Com a frase final “para que o amor com que me amaste esteja neles, e eu mesmo esteja neles” não só termina a oração, mas leva ao ponto de partida (no início da ceia em 13,1) e lembra todo fio do discurso de despedida (v. 23; 14,20s; 15,4.9; 16,27).

O site da CNBB comenta o evangelho de hoje: Jesus nos pede para viver a unidade de tal modo que possamos testemunhar a unidade da Trindade. Esta vivência da unidade não significa uma uniformidade, mas que todos vivamos de acordo com as nossas condições e de diferentes formas os mesmos valores. Assim, encontramos na Igreja diferentes formas de espiritualidade e de ação evangelizadora totalmente diferentes entre si, mas essas diferenças não ferem a unidade dos cristãos porque são formas diferentes e não essências, são formas diferentes de viver a mesma fé e participar no mesmo projeto anunciado por Jesus.

A Bíblia do Peregrino (p. 2608) resume o cap. 17: Olhando agora o conjunto do capitulo, observamos o triângulo do Pai, Jesus e os discípulos com uma série de relações simétricas, assimétricas ou contínuas.

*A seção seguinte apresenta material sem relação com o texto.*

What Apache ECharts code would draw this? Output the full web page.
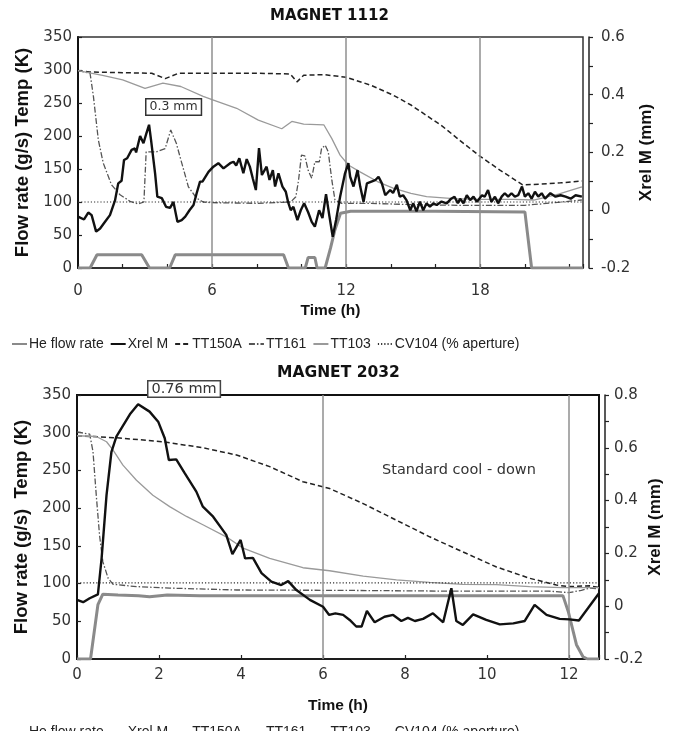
<!DOCTYPE html>
<html>
<head>
<meta charset="utf-8">
<script src="https://cdn.jsdelivr.net/npm/echarts@6.0.0/dist/echarts.min.js"></script>
<style>
html,body{margin:0;padding:0;background:#fff;}
#c{width:680px;height:731px;}
</style>
</head>
<body>
<div id="c"></div>
<script>
// ---------------- DATA (time in h, value) ----------------
// MAGNET 1112
const m1_title = 'MAGNET 1112';
const m1_xTicksLabelled = [0, 6, 12, 18];
const m1_gridHours = [6, 12, 18];
const m1_flow = [[0,0],[0.54,0],[0.85,20],[2.85,20],[3.2,0],[4.1,0],[4.35,20],[9.2,20],[9.42,0],[10.17,0],[10.3,16],[10.6,16],[10.7,0],[11.06,0],[11.3,30],[11.5,58],[11.75,83],[12.2,86],[16,86],[20.0,85],[20.3,0],[22.6,0]];
const m1_tt150a = [[0,299],[0.5,297],[2,296],[3.3,295],[3.9,287],[4.5,295],[6,295],[8,295],[9.5,294],[9.8,282],[10.1,292],[11,293],[12,289],[13.1,277],[14.1,262],[14.9,247],[15.6,231],[16.3,215],[17.1,193],[18,169],[18.9,148],[19.9,126],[20.7,127],[21.6,129],[22.55,132]];
const m1_tt161 = [[0,299],[0.54,295],[0.69,260],[0.91,194],[1.13,159],[1.5,126],[1.88,111],[2.33,101],[2.7,97],[2.95,100],[3.05,176],[3.5,176],[3.9,181],[4.15,209],[4.4,189],[4.57,168],[4.94,123],[5.3,106],[5.6,100],[6,99],[8,98],[9.52,100],[9.75,108],[9.87,133],[10.0,171],[10.15,170],[10.3,148],[10.46,136],[10.6,161],[10.8,161],[10.9,181],[11.06,186],[11.2,176],[11.36,133],[11.5,103],[11.8,98],[13,98],[15,96],[17,95],[20,95],[20.7,97],[22.55,103]];
const m1_tt103 = [[0,299],[1.1,292],[2.0,285],[3.0,272],[3.8,280],[4.6,275],[5.6,260],[6.0,255],[7.1,242],[8.07,224],[9.12,211],[9.57,222],[10.1,218],[11.0,217],[11.36,196],[11.73,171],[12.1,156],[12.6,146],[13.4,131],[14.1,121],[14.9,113],[15.6,108],[16.8,105],[18,104],[19.5,104],[20.4,103],[21.5,112],[22.55,123]];
const m1_cv104 = [[0,100],[6,100],[12,100],[18,100],[22.6,100]];
const m1_xrel = [[0,-0.022],[0.27,-0.032],[0.46,-0.008],[0.61,-0.017],[0.81,-0.074],[0.99,-0.063],[1.21,-0.04],[1.43,-0.017],[1.66,0.035],[1.8,0.093],[1.95,0.102],[2.06,0.174],[2.2,0.18],[2.4,0.209],[2.55,0.214],[2.6,0.2],[2.78,0.257],[2.93,0.232],[3.06,0.266],[3.18,0.296],[3.27,0.243],[3.45,0.128],[3.55,0.047],[3.75,0.042],[3.94,0.012],[4.12,0.008],[4.27,0.029],[4.45,-0.04],[4.64,-0.034],[4.8,-0.022],[4.99,0],[5.17,0.018],[5.31,0.059],[5.46,0.099],[5.57,0.099],[5.84,0.133],[6.06,0.151],[6.28,0.163],[6.51,0.145],[6.81,0.163],[6.96,0.168],[7.08,0.155],[7.22,0.18],[7.4,0.128],[7.55,0.177],[7.69,0.151],[7.82,0.111],[7.96,0.07],[8.1,0.215],[8.23,0.122],[8.44,0.151],[8.57,0.105],[8.72,0.139],[8.82,0.082],[8.97,0.128],[9.15,0.082],[9.3,0.064],[9.4,0.029],[9.52,0.0],[9.64,0.012],[9.82,-0.034],[9.97,0],[10.12,0.024],[10.3,-0.007],[10.46,-0.04],[10.6,-0.057],[10.79,0],[10.94,-0.027],[11.1,0.056],[11.25,-0.02],[11.4,-0.092],[11.55,-0.034],[11.73,0.047],[11.95,0.128],[12.1,0.163],[12.18,0.116],[12.33,0.082],[12.51,0.139],[12.63,0.082],[12.78,0.029],[12.93,0.093],[13.16,0.1],[13.3,0.104],[13.45,0.116],[13.6,0.093],[13.75,0.052],[13.97,0.07],[14.1,0.06],[14.27,0.088],[14.4,0.047],[14.55,0.052],[14.7,0.035],[14.87,0],[15.0,0.024],[15.15,-0.004],[15.3,0.03],[15.45,0],[15.6,0.024],[15.75,0.012],[15.9,0.024],[16.05,0.018],[16.27,0.03],[16.5,0.024],[16.7,0.04],[16.85,0.047],[17.0,0.024],[17.1,0.04],[17.25,0.024],[17.4,0.052],[17.55,0.035],[17.7,0.047],[17.85,0.029],[18.08,0.052],[18.2,0.047],[18.35,0.07],[18.5,0.029],[18.66,0.047],[18.8,0.024],[18.96,0.047],[19.1,0.059],[19.25,0.047],[19.4,0.059],[19.55,0.047],[19.7,0.052],[19.87,0.082],[20.0,0.047],[20.15,0.059],[20.3,0.04],[20.45,0.064],[20.6,0.047],[20.75,0.059],[20.9,0.04],[21.14,0.059],[21.37,0.047],[21.6,0.052],[21.82,0.047],[22.05,0.04],[22.27,0.052],[22.55,0.047]];
const m1_xMax = 22.6;
const m1_note = '0.3 mm';

// MAGNET 2032
const m2_title = 'MAGNET 2032';
const m2_gridHours = [6, 12];
const m2_flow = [[0,0],[0.33,0],[0.51,72],[0.63,86],[1.0,85],[1.5,84],[1.77,82.6],[2.2,85],[3,84],[5,84],[6,84],[8,84],[10,84],[11.85,84],[11.98,63],[12.18,19],[12.34,3],[12.45,0],[12.73,0]];
const m2_tt150a = [[0,296],[1.04,293],[2.1,288],[3.07,280],[3.89,270.5],[4.7,255],[5.51,235],[6.16,226],[6.98,206],[7.79,184],[8.6,162],[9.41,142],[10.23,122],[11.04,107],[11.69,98],[12.0,96],[12.5,97],[12.73,95]];
const m2_tt161 = [[0,301],[0.31,298],[0.39,275],[0.47,217],[0.55,164],[0.63,129],[0.76,107],[0.88,99],[1.45,96],[2.26,94],[3.89,91.5],[6.4,91],[9,90],[11.5,90],[12.0,88],[12.3,91],[12.5,94],[12.73,93]];
const m2_tt103 = [[0,296],[0.47,295],[0.72,288],[0.88,277],[1.12,257],[1.45,237],[1.85,217],[2.26,202],[2.67,189],[3.07,178],[3.64,162],[4.05,147],[4.7,133.5],[5.51,121],[6.16,117],[6.98,110],[7.79,105],[8.6,101.6],[9.41,99],[10.23,98.5],[11.04,96],[11.85,94.5],[12.73,94.5]];
const m2_cv104 = [[0,101],[6,101],[12,101],[12.73,101]];
const m2_xrel = [[0,0.024],[0.15,0.015],[0.31,0.03],[0.51,0.045],[0.6,0.181],[0.72,0.421],[0.84,0.585],[0.96,0.642],[1.13,0.686],[1.29,0.727],[1.49,0.765],[1.77,0.737],[1.98,0.699],[2.14,0.636],[2.24,0.554],[2.42,0.556],[2.63,0.503],[2.91,0.434],[3.07,0.377],[3.32,0.339],[3.64,0.27],[3.79,0.197],[3.99,0.251],[4.1,0.181],[4.29,0.183],[4.5,0.125],[4.74,0.093],[4.98,0.08],[5.15,0.095],[5.35,0.061],[5.68,0.024],[6.0,-0.002],[6.15,-0.033],[6.3,-0.027],[6.49,-0.033],[6.65,-0.052],[6.81,-0.077],[6.94,-0.077],[7.07,-0.018],[7.26,-0.061],[7.5,-0.04],[7.71,-0.033],[7.91,-0.056],[8.07,-0.044],[8.24,-0.056],[8.44,-0.048],[8.68,-0.027],[8.93,-0.061],[9.13,0.068],[9.25,-0.056],[9.41,-0.071],[9.66,-0.031],[9.98,-0.052],[10.31,-0.069],[10.64,-0.065],[10.92,-0.056],[11.16,0.005],[11.45,-0.033],[11.77,-0.048],[12.01,-0.05],[12.24,-0.054],[12.46,-0.008],[12.73,0.049]];
const m2_xMax = 12.73;
const m2_note = '0.76 mm';
const m2_text = 'Standard cool - down';

// axes
const leftMin = 0, leftMax = 350, leftStep = 50;
const m1_rMin = -0.2, m1_rMax = 0.6;
const m2_rMin = -0.2, m2_rMax = 0.8;
const rStep = 0.2;
const xStep = 2;

const names = ['He flow rate', 'Xrel M', 'TT150A', 'TT161', 'TT103', 'CV104 (% aperture)'];
const leftName1 = 'Flow rate (g/s) Temp (K)';
const leftName2 = 'Flow rate (g/s)  Temp (K)';
const rightName = 'Xrel M (mm)';
const xName = 'Time (h)';

// ---------------- STYLE ----------------
const NUM = 'DejaVu Sans';
const ARIAL = '"Liberation Sans",Arial,sans-serif';
const styles = {
  'He flow rate': {color:'#8a8a8a', width:3, type:'solid'},
  'Xrel M': {color:'#111', width:2.4, type:'solid'},
  'TT150A': {color:'#222', width:1.5, type:[5,3]},
  'TT161': {color:'#555', width:1.3, type:[6,2,1.5,2]},
  'TT103': {color:'#9a9a9a', width:1.3, type:'solid'},
  'CV104 (% aperture)': {color:'#333', width:1.2, type:[1.2,2]}
};

function mkSeries(name, data, xi, yi, extra) {
  const s = styles[name];
  return Object.assign({
    name: name, type: 'line', data: data, xAxisIndex: xi, yAxisIndex: yi,
    symbol: 'none', showSymbol: false, silent: true, animation: false,
    lineStyle: {color: s.color, width: s.width, type: s.type},
    itemStyle: {color: s.color},
    z: name === 'Xrel M' ? 5 : 3
  }, extra || {});
}
function gridMark(hours) {
  return {
    silent: true, symbol: ['none','none'], animation: false,
    label: {show: false},
    lineStyle: {color: '#8f8f8f', width: 1.5, type: 'solid'},
    data: hours.map(h => ({xAxis: h}))
  };
}

function xAxisCfg(gi, max, labelFn, margin, nameGap) {
  return {
    type: 'value', gridIndex: gi, min: 0, max: max, interval: xStep,
    name: xName, nameLocation: 'middle', nameGap: nameGap,
    nameTextStyle: {fontFamily: ARIAL, fontWeight: 'bold', fontSize: 15.5, color: '#111'},
    axisLine: {show: true, onZero: false, lineStyle: {color: '#222', width: 1.5}},
    axisTick: {show: true, inside: true, length: 4, lineStyle: {color: '#222', width: 1.2}},
    axisLabel: {fontFamily: NUM, fontSize: 15, color: '#333', margin: margin, formatter: labelFn, showMaxLabel: true},
    splitLine: {show: false}
  };
}
function leftAxisCfg(gi, name, nameGap) {
  return {
    type: 'value', gridIndex: gi, position: 'left', min: leftMin, max: leftMax, interval: leftStep,
    name: name, nameLocation: 'middle', nameGap: nameGap, nameRotate: 90,
    nameTextStyle: {fontFamily: ARIAL, fontWeight: 'bold', fontSize: 18.5, color: '#111'},
    axisLine: {show: true, lineStyle: {color: '#111', width: 2}},
    axisTick: {show: true, inside: true, length: 4, lineStyle: {color: '#222', width: 1.2}},
    axisLabel: {fontFamily: NUM, fontSize: 15, color: '#333', margin: 6},
    splitLine: {show: false}
  };
}
function rightAxisCfg(gi, min, max, nameGap, margin) {
  return {
    type: 'value', gridIndex: gi, position: 'right', offset: 6, min: min, max: max, interval: rStep,
    name: rightName, nameLocation: 'middle', nameGap: nameGap, nameRotate: 90, nameMoveOverlap: false,
    nameTextStyle: {fontFamily: ARIAL, fontWeight: 'bold', fontSize: 17, color: '#111'},
    axisLine: {show: true, lineStyle: {color: '#222', width: 1.5}},
    axisTick: {show: true, inside: false, length: 4, lineStyle: {color: '#222', width: 1.2}},
    minorTick: {show: true, splitNumber: 2, length: 4, lineStyle: {color: '#222', width: 1.2}},
    axisLabel: {fontFamily: NUM, fontSize: 15, color: '#333', margin: margin,
      formatter: v => (Math.abs(v) < 1e-9 ? '0' : String(Math.round(v * 10) / 10))},
    splitLine: {show: false}
  };
}
function legendCfg(top) {
  return {
    top: top, left: 6, orient: 'horizontal', data: names,
    itemWidth: 15, itemHeight: 8, itemGap: 6, selectedMode: false,
    itemStyle: {opacity: 0},
    textStyle: {fontFamily: ARIAL, fontSize: 14, color: '#222', padding: [0,0,0,-3]}
  };
}

const chart = echarts.init(document.getElementById('c'), null, {renderer: 'canvas'});
const option = {
  animation: false,
  backgroundColor: '#fff',
  title: [
    {text: m1_title, left: 270, top: 9, padding: 0, textStyle: {fontFamily: NUM, fontWeight: 'bold', fontSize: 15, color: '#111'}},
    {text: m2_title, left: 277, top: 365, padding: 0, textStyle: {fontFamily: NUM, fontWeight: 'bold', fontSize: 15.5, color: '#111'}}
  ],
  legend: [legendCfg(332), legendCfg(720)],
  grid: [
    {left: 78, top: 37, width: 505, height: 231, show: true, borderColor: '#333', borderWidth: 1.5, backgroundColor: 'transparent'},
    {left: 77, top: 395, width: 522, height: 264, show: true, borderColor: '#111', borderWidth: 2, backgroundColor: 'transparent'}
  ],
  xAxis: [
    xAxisCfg(0, m1_xMax, v => (m1_xTicksLabelled.indexOf(Math.round(v * 100) / 100) >= 0 ? String(v) : ''), 16, 35),
    xAxisCfg(1, m2_xMax, v => (Math.abs(v - Math.round(v)) < 1e-6 && Math.round(v) % 2 === 0 ? String(Math.round(v)) : ''), 9, 39)
  ],
  yAxis: [
    leftAxisCfg(0, leftName1, 42),
    rightAxisCfg(0, m1_rMin, m1_rMax, 49, 12),
    leftAxisCfg(1, leftName2, 45),
    rightAxisCfg(1, m2_rMin, m2_rMax, 42, 9)
  ],
  series: [
    mkSeries('He flow rate', m1_flow, 0, 0),
    mkSeries('Xrel M', m1_xrel, 0, 1),
    mkSeries('TT150A', m1_tt150a, 0, 0),
    mkSeries('TT161', m1_tt161, 0, 0),
    mkSeries('TT103', m1_tt103, 0, 0),
    mkSeries('CV104 (% aperture)', m1_cv104, 0, 0, {markLine: gridMark(m1_gridHours)}),
    mkSeries('He flow rate', m2_flow, 1, 2),
    mkSeries('Xrel M', m2_xrel, 1, 3),
    mkSeries('TT150A', m2_tt150a, 1, 2),
    mkSeries('TT161', m2_tt161, 1, 2),
    mkSeries('TT103', m2_tt103, 1, 2),
    mkSeries('CV104 (% aperture)', m2_cv104, 1, 2, {markLine: gridMark(m2_gridHours)})
  ],
  graphic: [
    {type: 'text', left: 145, top: 98, z: 10, style: {text: m1_note, fontFamily: NUM, fontSize: 12.5, fill: '#333',
      backgroundColor: '#fff', borderColor: '#333', borderWidth: 1.5, padding: [1, 3, 1, 3]}},
    {type: 'text', left: 147, top: 380, z: 10, style: {text: m2_note, fontFamily: NUM, fontSize: 14.5, fill: '#333',
      backgroundColor: '#fff', borderColor: '#444', borderWidth: 1.5, padding: [0, 3, 0, 3]}},
    {type: 'text', left: 382, top: 463, z: 10, style: {text: m2_text, fontFamily: NUM, fontSize: 14.5, fill: '#333'}}
  ]
};
chart.setOption(option);
</script>
</body>
</html>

Primeiro, a relação de Jesus com o Pai: Mútua glorificação (vv. 1-4), tudo em comum (v. 10). Segundo, o Filho recebe do Pai: mútua glorificação (vv1-4), tudo em comum (v. 10). Segundo o Filho recebe do Pai e transmite aos discípulos: as palavras (vv. 8.14), o nome (vv. 6.11.26), a missão (v. 18), a glória (v. 22); a relação do Filho com o Pai se reproduz na deles com Jesus ou entre eles (vv. 21.22). Terceiro, o Pai os trata como trata o Filho: amor (vv. 24.26), como o Filho os trata, guarda (vv. 11,15), santifica (vv. 17.19). Quarto, eles são como Jesus: não são do mundo (vv. 14,16); como tratam a Jesus, assim também ao Pai (conhecem, creem, v. 8). Acrescentando o que foi dito do Espírito nos capítulos precedentes, encontra-se aqui material para elaborar uma teologia trinitária.